Python code: propensity scores, nearest-neighbor matching, and balance table

This runnable-style skeleton estimates treatment probabilities, restricts common support, performs nearest-neighbor matching, and reports ATT plus balance.

import numpy as np
import pandas as pd
from sklearn.linear_model import LogisticRegression
from sklearn.neighbors import NearestNeighbors

# df columns:
# outcome, treated, age, baseline_score, income, school_size
covariates = ["age", "baseline_score", "income", "school_size"]
X = df[covariates]
D = df["treated"].astype(int)

ps_model = LogisticRegression(max_iter=2000)
ps_model.fit(X, D)
df = df.copy()
df["pscore"] = ps_model.predict_proba(X)[:, 1]

# Common support: keep treated and control observations whose scores overlap.
treat = df[df["treated"] == 1].copy()
control = df[df["treated"] == 0].copy()
lower = max(treat["pscore"].min(), control["pscore"].min())
upper = min(treat["pscore"].max(), control["pscore"].max())
support = df[df["pscore"].between(lower, upper)].copy()

treat = support[support["treated"] == 1].copy()
control = support[support["treated"] == 0].copy()

matcher = NearestNeighbors(n_neighbors=1, metric="euclidean")
matcher.fit(control[["pscore"]])
distance, index = matcher.kneighbors(treat[["pscore"]])

matched_control = control.iloc[index[:, 0]].copy()
matched_control.index = treat.index

att = (treat["outcome"] - matched_control["outcome"]).mean()
print({"ATT": att, "matched_pairs": len(treat), "max_distance": float(distance.max())})

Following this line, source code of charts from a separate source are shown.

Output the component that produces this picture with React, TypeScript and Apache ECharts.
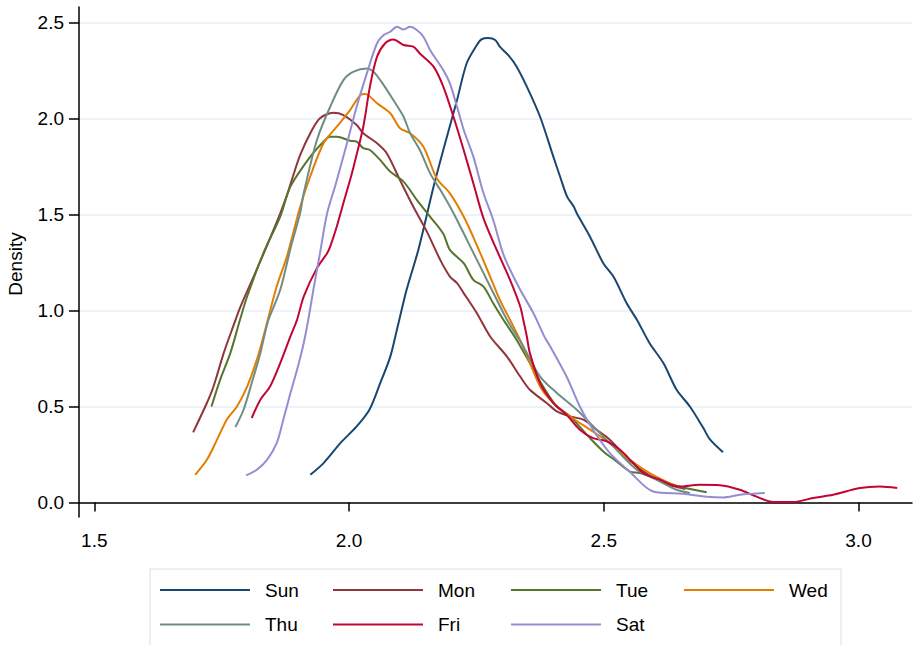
import React, { useEffect, useRef } from "react";
import * as echarts from "echarts";

const seriesNames = ["Sun", "Mon", "Tue", "Wed", "Thu", "Fri", "Sat"];
const seriesColors = ["#1a476f", "#90353b", "#55752f", "#e37e00", "#6e8e84", "#c10534", "#938dd2"];

const xTicks = [1.5, 2.0, 2.5, 3.0];
const yTicks = [0, 0.5, 1.0, 1.5, 2.0, 2.5];
const yTitle = "Density";

const sunData = [
  [1.924, 0.144], [1.95, 0.205], [1.983, 0.309], [2.015, 0.396], [2.04, 0.483], [2.061, 0.62],
  [2.081, 0.76], [2.094, 0.9], [2.113, 1.108], [2.136, 1.316], [2.166, 1.646], [2.185, 1.837],
  [2.212, 2.097], [2.231, 2.289], [2.251, 2.384], [2.26, 2.413], [2.273, 2.42], [2.287, 2.41],
  [2.296, 2.375], [2.313, 2.33], [2.329, 2.271], [2.349, 2.167], [2.375, 2.01], [2.401, 1.802],
  [2.414, 1.7], [2.428, 1.594], [2.441, 1.542], [2.447, 1.507], [2.473, 1.385], [2.499, 1.247],
  [2.519, 1.177], [2.545, 1.038], [2.565, 0.952], [2.59, 0.83], [2.617, 0.726], [2.643, 0.587],
  [2.669, 0.5], [2.695, 0.39], [2.708, 0.33], [2.734, 0.262],
];

const monData = [
  [1.694, 0.365], [1.721, 0.518], [1.734, 0.604], [1.754, 0.778], [1.773, 0.92], [1.786, 1.014],
  [1.813, 1.178], [1.839, 1.339], [1.865, 1.507], [1.878, 1.6], [1.89, 1.7], [1.904, 1.81],
  [1.924, 1.924], [1.943, 2.002], [1.969, 2.031], [1.989, 2.019], [2.015, 1.967], [2.028, 1.924],
  [2.055, 1.872], [2.074, 1.82], [2.1, 1.68], [2.126, 1.542], [2.153, 1.41], [2.179, 1.264],
  [2.198, 1.177], [2.212, 1.143], [2.225, 1.091], [2.251, 0.986], [2.277, 0.865], [2.31, 0.76],
  [2.336, 0.656], [2.355, 0.587], [2.388, 0.518], [2.408, 0.474], [2.434, 0.448], [2.46, 0.431],
  [2.486, 0.379], [2.512, 0.327], [2.55, 0.22], [2.59, 0.14], [2.63, 0.09], [2.66, 0.07],
];

const tueData = [
  [1.73, 0.5], [1.747, 0.639], [1.767, 0.778], [1.786, 0.952], [1.8, 1.073], [1.832, 1.299],
  [1.865, 1.49], [1.885, 1.646], [1.924, 1.802], [1.95, 1.88], [1.963, 1.906], [1.976, 1.906],
  [2.002, 1.885], [2.015, 1.88], [2.028, 1.846], [2.041, 1.837], [2.061, 1.785], [2.081, 1.724],
  [2.107, 1.672], [2.133, 1.577], [2.159, 1.49], [2.185, 1.4], [2.198, 1.316], [2.225, 1.247],
  [2.244, 1.16], [2.264, 1.125], [2.283, 1.038], [2.303, 0.952], [2.329, 0.847], [2.355, 0.726],
  [2.381, 0.604], [2.408, 0.5], [2.434, 0.448], [2.473, 0.335], [2.499, 0.266], [2.525, 0.214],
  [2.551, 0.161], [2.571, 0.153], [2.61, 0.118], [2.648, 0.083], [2.702, 0.053],
];

const wedData = [
  [1.698, 0.144], [1.721, 0.222], [1.741, 0.327], [1.76, 0.431], [1.78, 0.5], [1.8, 0.604],
  [1.819, 0.743], [1.832, 0.865], [1.858, 1.125], [1.878, 1.281], [1.904, 1.54], [1.924, 1.7],
  [1.95, 1.872], [1.976, 1.958], [2.002, 2.045], [2.022, 2.123], [2.032, 2.129], [2.055, 2.08],
  [2.081, 2.028], [2.1, 1.95], [2.12, 1.924], [2.146, 1.854], [2.172, 1.69], [2.198, 1.611],
  [2.225, 1.49], [2.251, 1.34], [2.277, 1.177], [2.296, 1.056], [2.316, 0.952], [2.342, 0.8125],
  [2.375, 0.604], [2.401, 0.518], [2.434, 0.448], [2.473, 0.379], [2.512, 0.309], [2.551, 0.222],
  [2.59, 0.153], [2.629, 0.101], [2.648, 0.083],
];

const thuData = [
  [1.777, 0.393], [1.793, 0.483], [1.809, 0.622], [1.826, 0.778], [1.835, 0.882], [1.842, 0.952],
  [1.865, 1.108], [1.886, 1.333], [1.904, 1.507], [1.911, 1.611], [1.937, 1.889], [1.963, 2.062],
  [1.989, 2.201], [2.009, 2.245], [2.035, 2.262], [2.048, 2.245], [2.068, 2.175], [2.087, 2.097],
  [2.107, 2.01], [2.12, 1.924], [2.139, 1.837], [2.159, 1.716], [2.179, 1.629], [2.198, 1.542],
  [2.212, 1.472], [2.238, 1.333], [2.264, 1.195], [2.29, 1.056], [2.31, 0.952], [2.342, 0.8125],
  [2.375, 0.656], [2.408, 0.57], [2.447, 0.483], [2.486, 0.379], [2.525, 0.274], [2.565, 0.17],
  [2.604, 0.118], [2.643, 0.066], [2.669, 0.049],
];

const friData = [
  [1.809, 0.44], [1.826, 0.535], [1.845, 0.604], [1.865, 0.726], [1.885, 0.865], [1.898, 0.952],
  [1.911, 1.073], [1.937, 1.221], [1.957, 1.299], [1.963, 1.333], [1.976, 1.438], [1.989, 1.56],
  [2.002, 1.68], [2.009, 1.75], [2.028, 1.958], [2.041, 2.167], [2.055, 2.323], [2.071, 2.393],
  [2.087, 2.413], [2.107, 2.384], [2.126, 2.375], [2.139, 2.34], [2.166, 2.271], [2.185, 2.167],
  [2.205, 2.01], [2.225, 1.837], [2.244, 1.663], [2.264, 1.48], [2.287, 1.333], [2.316, 1.16],
  [2.336, 1.021], [2.342, 0.952], [2.349, 0.865], [2.355, 0.778], [2.375, 0.622], [2.401, 0.518],
  [2.427, 0.457], [2.453, 0.379], [2.479, 0.335], [2.506, 0.318], [2.532, 0.274], [2.558, 0.205],
  [2.578, 0.153], [2.61, 0.118], [2.648, 0.083], [2.688, 0.092], [2.728, 0.09], [2.767, 0.066],
  [2.8, 0.03], [2.833, 0.002], [2.872, 0.002], [2.911, 0.023], [2.95, 0.04], [3.003, 0.075],
  [3.042, 0.083], [3.076, 0.075],
];

const satData = [
  [1.798, 0.141], [1.819, 0.17], [1.839, 0.222], [1.858, 0.309], [1.871, 0.431], [1.885, 0.57],
  [1.898, 0.691], [1.911, 0.83], [1.92, 0.952], [1.93, 1.108], [1.943, 1.299], [1.957, 1.507],
  [1.974, 1.66], [1.996, 1.872], [2.015, 2.062], [2.035, 2.236], [2.055, 2.393], [2.068, 2.436],
  [2.081, 2.453], [2.094, 2.479], [2.107, 2.465], [2.12, 2.479], [2.133, 2.462], [2.146, 2.427],
  [2.159, 2.358], [2.185, 2.253], [2.198, 2.184], [2.212, 2.062], [2.225, 1.942], [2.244, 1.802],
  [2.264, 1.611], [2.283, 1.472], [2.3, 1.316], [2.31, 1.247], [2.336, 1.108], [2.362, 0.986],
  [2.385, 0.856], [2.395, 0.8125], [2.427, 0.656], [2.453, 0.5], [2.479, 0.379], [2.512, 0.257],
  [2.551, 0.16], [2.597, 0.057], [2.656, 0.045], [2.702, 0.03], [2.735, 0.026], [2.767, 0.04],
  [2.816, 0.049],
];

const allData = [sunData, monData, tueData, wedData, thuData, friData, satData];

const FONT = "'Liberation Sans', Arial, sans-serif";

export default function App() {
  const ref = useRef<HTMLDivElement>(null);

  useEffect(() => {
    document.body.style.margin = "0";
    const chart = echarts.init(ref.current!, null, { renderer: "svg" });

    const legendCols = [160, 333, 511, 684];
    const legendRows = [590, 624.5];
    const legendGraphics: any[] = [];
    seriesNames.forEach((name, i) => {
      const col = legendCols[i % 4];
      const row = legendRows[Math.floor(i / 4)];
      legendGraphics.push({
        type: "line",
        shape: { x1: col, y1: row, x2: col + 90, y2: row },
        style: { stroke: seriesColors[i], lineWidth: 2 },
      });
      legendGraphics.push({
        type: "text",
        x: col + 105,
        y: row,
        style: {
          text: name,
          fill: "#000",
          font: `19px ${FONT}`,
          textAlign: "left",
          textVerticalAlign: "middle",
        },
      });
    });

    chart.setOption({
      animation: false,
      backgroundColor: "#ffffff",
      grid: { left: 79, right: 2, top: 7, bottom: 128, containLabel: false },
      xAxis: {
        type: "value",
        min: 1.47,
        max: 3.105,
        axisLine: { show: true, lineStyle: { color: "#000", width: 1.5 } },
        axisTick: { show: true, length: 9, lineStyle: { color: "#000", width: 1.5 }, customValues: xTicks },
        axisLabel: {
          customValues: xTicks,
          margin: 14,
          color: "#000",
          fontSize: 19,
          fontFamily: FONT,
          formatter: (v: number) => v.toFixed(1),
        },
        splitLine: { show: false },
      },
      yAxis: {
        type: "value",
        min: -0.076,
        max: 2.582,
        axisLine: { show: true, lineStyle: { color: "#000", width: 1.5 } },
        axisTick: { show: true, length: 10, lineStyle: { color: "#000", width: 1.5 }, customValues: yTicks },
        axisLabel: {
          customValues: yTicks,
          margin: 15,
          color: "#000",
          fontSize: 19,
          fontFamily: FONT,
          formatter: (v: number) => v.toFixed(1),
        },
        splitLine: { show: true, lineStyle: { color: "#e4eef8", width: 1.5 } },
      },
      graphic: [
        {
          type: "text",
          x: 15,
          y: 264,
          rotation: Math.PI / 2,
          style: {
            text: yTitle,
            fill: "#000",
            font: `19px ${FONT}`,
            textAlign: "center",
            textVerticalAlign: "middle",
          },
        },
        {
          type: "rect",
          shape: { x: 150, y: 569, width: 691, height: 90 },
          style: { fill: "none", stroke: "#e3ecf5", lineWidth: 1.5 },
        },
        ...legendGraphics,
      ],
      series: seriesNames.map((name, i) => ({
        name,
        type: "line",
        data: allData[i],
        showSymbol: false,
        symbol: "none",
        smooth: 0.3,
        lineStyle: { color: seriesColors[i], width: 2 },
        itemStyle: { color: seriesColors[i] },
      })),
    });

    return () => chart.dispose();
  }, []);

  return (
    <div
      ref={ref}
      style={{ position: "fixed", left: 0, top: 0, width: 914, height: 645 }}
    />
  );
}
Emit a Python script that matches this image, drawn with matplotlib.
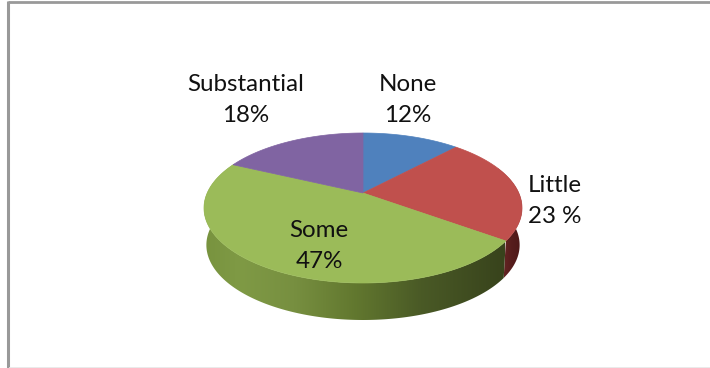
from matplotlib import pyplot as plt
from matplotlib.colors import LinearSegmentedColormap
from matplotlib.patches import Polygon
import numpy as np

plt.rcParams['font.family'] = ['Lato', 'DejaVu Sans']

categories = ['None', 'Little', 'Some', 'Substantial']
values = [12, 23, 47, 18]
value_labels = ['12%', '23 %', '47%', '18%']
top_colors = ['#4f81bd', '#c0504d', '#9bbb59', '#8064a2']
label_x = [408, 555, 319, 246]
label_y = [100, 201, 246, 100]

# pie geometry in image pixels
cx, cy = 363, 193
A, B, k = 155.8, 72, 0.2
depth = 37
shrink = 0.985


def project(angle, scale=1.0, drop=0.0):
    # angle is clockwise from 12 o'clock, perspective view of a unit circle
    x = np.sin(angle)
    y = np.cos(angle)
    d = 1 + k * y
    return cx + scale * A * x / d, cy + drop - B * y / d


def arc(a0, a1):
    return np.linspace(a0, a1, 200)


def side_gradient(ax, a0, a1, x0, x1, stops):
    t = arc(a0, a1)
    xt, yt = project(t)
    xb, yb = project(t, shrink, depth)
    pts = np.column_stack([np.r_[xt, xb[::-1]], np.r_[yt, yb[::-1]]])
    poly = Polygon(pts, transform=ax.transData, fc='none', ec='none')
    ax.add_patch(poly)
    cmap = LinearSegmentedColormap.from_list('side', stops)
    grad = np.linspace(0, 1, 256).reshape(1, -1)
    im = ax.imshow(grad, cmap=cmap, extent=[x0, x1, 330, 130], aspect='auto',
                   zorder=1, interpolation='bilinear')
    im.set_clip_path(poly)


fig = plt.figure(figsize=(7.1, 3.68), dpi=100)
ax = fig.add_axes([0, 0, 1, 1])

edges = np.radians(np.cumsum([0] + values) * 3.6)

# only the red and green sides can be seen
side_gradient(ax, edges[1], edges[2], 498, 523, ['#6e2927', '#581e1d', '#4a1717'])
side_gradient(ax, edges[2], edges[3], 204, 505,
              [(0, '#78933f'), (0.12, '#7f9a45'), (0.3, '#778f40'),
               (0.5, '#62782f'), (0.72, '#4a5a26'), (1, '#38431c')])

for i in range(len(values)):
    t = arc(edges[i], edges[i + 1])
    x, y = project(t)
    ax.fill(np.r_[cx, x], np.r_[cy, y], color=top_colors[i], lw=0.5, zorder=2)

for i in range(len(categories)):
    ax.text(label_x[i], label_y[i], categories[i] + '\n' + value_labels[i],
            ha='center', va='center', fontsize=17.4, color='#111111',
            linespacing=1.62, zorder=3)

# picture frame
ax.plot([7.5, 710], [2, 2], color='#999999', lw=2, zorder=4, solid_capstyle='butt')
ax.plot([8, 8], [1, 368], color='#999999', lw=2.2, zorder=4, solid_capstyle='butt')
ax.plot([9, 710], [367.5, 367.5], color='#e6e6e6', lw=1.2, zorder=4, solid_capstyle='butt')

ax.set_xlim(0, 710)
ax.set_ylim(368, 0)
ax.axis('off')
fig.savefig('out.png', dpi=100)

def standardized_mean_difference(left, right, columns):
    rows = []
    for col in columns:
        pooled_sd = np.sqrt((left[col].var() + right[col].var()) / 2)
        rows.append({
            "covariate": col,
            "smd": (left[col].mean() - right[col].mean()) / pooled_sd,
        })
    return pd.DataFrame(rows)

before = standardized_mean_difference(
    df[df["treated"] == 1],
    df[df["treated"] == 0],
    covariates,
)
after = standardized_mean_difference(treat, matched_control, covariates)
print(before.assign(stage="before"))
print(after.assign(stage="after"))

04 / Case

Case: comparable controls for an education support program

Question: does joining an education support program improve later test scores?
Participation depends on age, baseline scores, family income, and school size, so raw comparisons mix treatment effects with selection bias.
The PSM workflow estimates participation probabilities, drops observations outside common support, then matches treated students to similar nonparticipants.
A credible report includes the ATT, balance plots before and after matching, common-support diagnostics, caliper sensitivity, and a discussion of unobserved confounding.

05 / Risks

Common Pitfalls

Treating the propensity model as the outcome model and skipping balance checks.

Forcing matches outside common support and extrapolating from incomparable controls.

Assuming PSM solves unobserved confounding; it only adjusts for observed covariates included in X.